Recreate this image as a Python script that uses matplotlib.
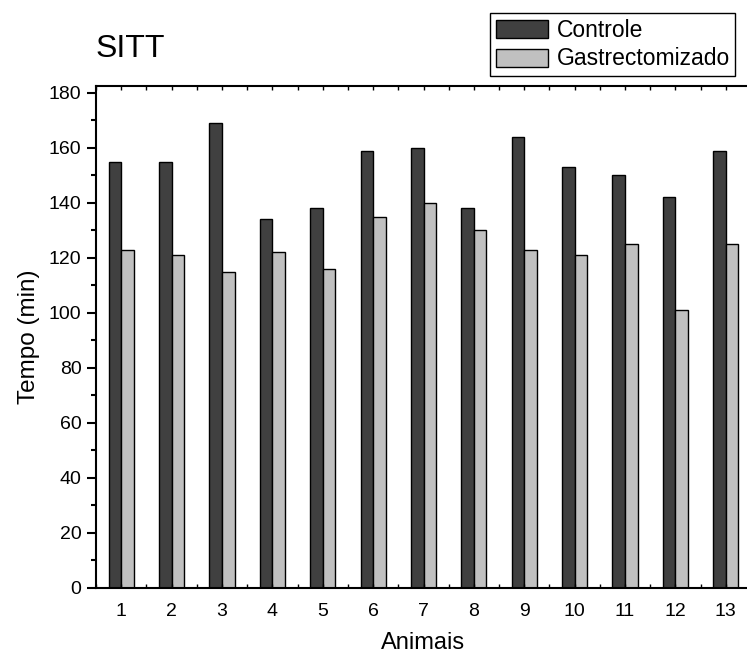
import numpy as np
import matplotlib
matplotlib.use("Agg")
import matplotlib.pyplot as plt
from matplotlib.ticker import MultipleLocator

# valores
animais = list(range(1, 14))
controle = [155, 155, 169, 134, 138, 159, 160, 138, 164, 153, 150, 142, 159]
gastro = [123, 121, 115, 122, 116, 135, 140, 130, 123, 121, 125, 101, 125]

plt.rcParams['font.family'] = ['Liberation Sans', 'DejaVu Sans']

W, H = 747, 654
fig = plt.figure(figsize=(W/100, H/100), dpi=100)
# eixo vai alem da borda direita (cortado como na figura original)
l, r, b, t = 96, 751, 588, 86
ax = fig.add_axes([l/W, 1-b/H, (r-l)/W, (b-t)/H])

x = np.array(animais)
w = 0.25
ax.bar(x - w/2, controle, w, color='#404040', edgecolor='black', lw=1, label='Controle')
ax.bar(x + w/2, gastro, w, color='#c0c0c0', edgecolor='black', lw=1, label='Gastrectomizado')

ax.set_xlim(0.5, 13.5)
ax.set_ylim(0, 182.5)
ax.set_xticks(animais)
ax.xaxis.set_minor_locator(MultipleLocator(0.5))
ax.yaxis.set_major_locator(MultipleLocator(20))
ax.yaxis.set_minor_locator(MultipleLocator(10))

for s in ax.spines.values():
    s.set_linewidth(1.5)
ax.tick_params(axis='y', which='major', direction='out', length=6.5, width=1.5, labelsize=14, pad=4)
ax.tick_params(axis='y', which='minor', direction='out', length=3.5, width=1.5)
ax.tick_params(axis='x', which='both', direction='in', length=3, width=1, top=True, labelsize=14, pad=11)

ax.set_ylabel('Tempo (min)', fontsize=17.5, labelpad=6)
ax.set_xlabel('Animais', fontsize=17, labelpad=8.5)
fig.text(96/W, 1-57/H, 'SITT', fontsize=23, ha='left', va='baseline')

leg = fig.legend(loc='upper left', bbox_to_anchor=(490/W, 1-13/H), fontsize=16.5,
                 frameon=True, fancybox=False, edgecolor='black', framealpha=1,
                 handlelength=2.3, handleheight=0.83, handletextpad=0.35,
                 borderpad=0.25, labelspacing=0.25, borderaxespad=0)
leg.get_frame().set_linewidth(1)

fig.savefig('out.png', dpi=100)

◆ Given task ◆
Copy every line of the data word for word, omitting the images.

◆ Solution ◆
Recreate this image as a Python script that uses matplotlib.
import numpy as np
import matplotlib
matplotlib.use("Agg")
import matplotlib.pyplot as plt
from matplotlib.ticker import MultipleLocator

# valores
animais = list(range(1, 14))
controle = [155, 155, 169, 134, 138, 159, 160, 138, 164, 153, 150, 142, 159]
gastro = [123, 121, 115, 122, 116, 135, 140, 130, 123, 121, 125, 101, 125]

plt.rcParams['font.family'] = ['Liberation Sans', 'DejaVu Sans']

W, H = 747, 654
fig = plt.figure(figsize=(W/100, H/100), dpi=100)
# eixo vai alem da borda direita (cortado como na figura original)
l, r, b, t = 96, 751, 588, 86
ax = fig.add_axes([l/W, 1-b/H, (r-l)/W, (b-t)/H])

x = np.array(animais)
w = 0.25
ax.bar(x - w/2, controle, w, color='#404040', edgecolor='black', lw=1, label='Controle')
ax.bar(x + w/2, gastro, w, color='#c0c0c0', edgecolor='black', lw=1, label='Gastrectomizado')

ax.set_xlim(0.5, 13.5)
ax.set_ylim(0, 182.5)
ax.set_xticks(animais)
ax.xaxis.set_minor_locator(MultipleLocator(0.5))
ax.yaxis.set_major_locator(MultipleLocator(20))
ax.yaxis.set_minor_locator(MultipleLocator(10))

for s in ax.spines.values():
    s.set_linewidth(1.5)
ax.tick_params(axis='y', which='major', direction='out', length=6.5, width=1.5, labelsize=14, pad=4)
ax.tick_params(axis='y', which='minor', direction='out', length=3.5, width=1.5)
ax.tick_params(axis='x', which='both', direction='in', length=3, width=1, top=True, labelsize=14, pad=11)

ax.set_ylabel('Tempo (min)', fontsize=17.5, labelpad=6)
ax.set_xlabel('Animais', fontsize=17, labelpad=8.5)
fig.text(96/W, 1-57/H, 'SITT', fontsize=23, ha='left', va='baseline')

leg = fig.legend(loc='upper left', bbox_to_anchor=(490/W, 1-13/H), fontsize=16.5,
                 frameon=True, fancybox=False, edgecolor='black', framealpha=1,
                 handlelength=2.3, handleheight=0.83, handletextpad=0.35,
                 borderpad=0.25, labelspacing=0.25, borderaxespad=0)
leg.get_frame().set_linewidth(1)

fig.savefig('out.png', dpi=100)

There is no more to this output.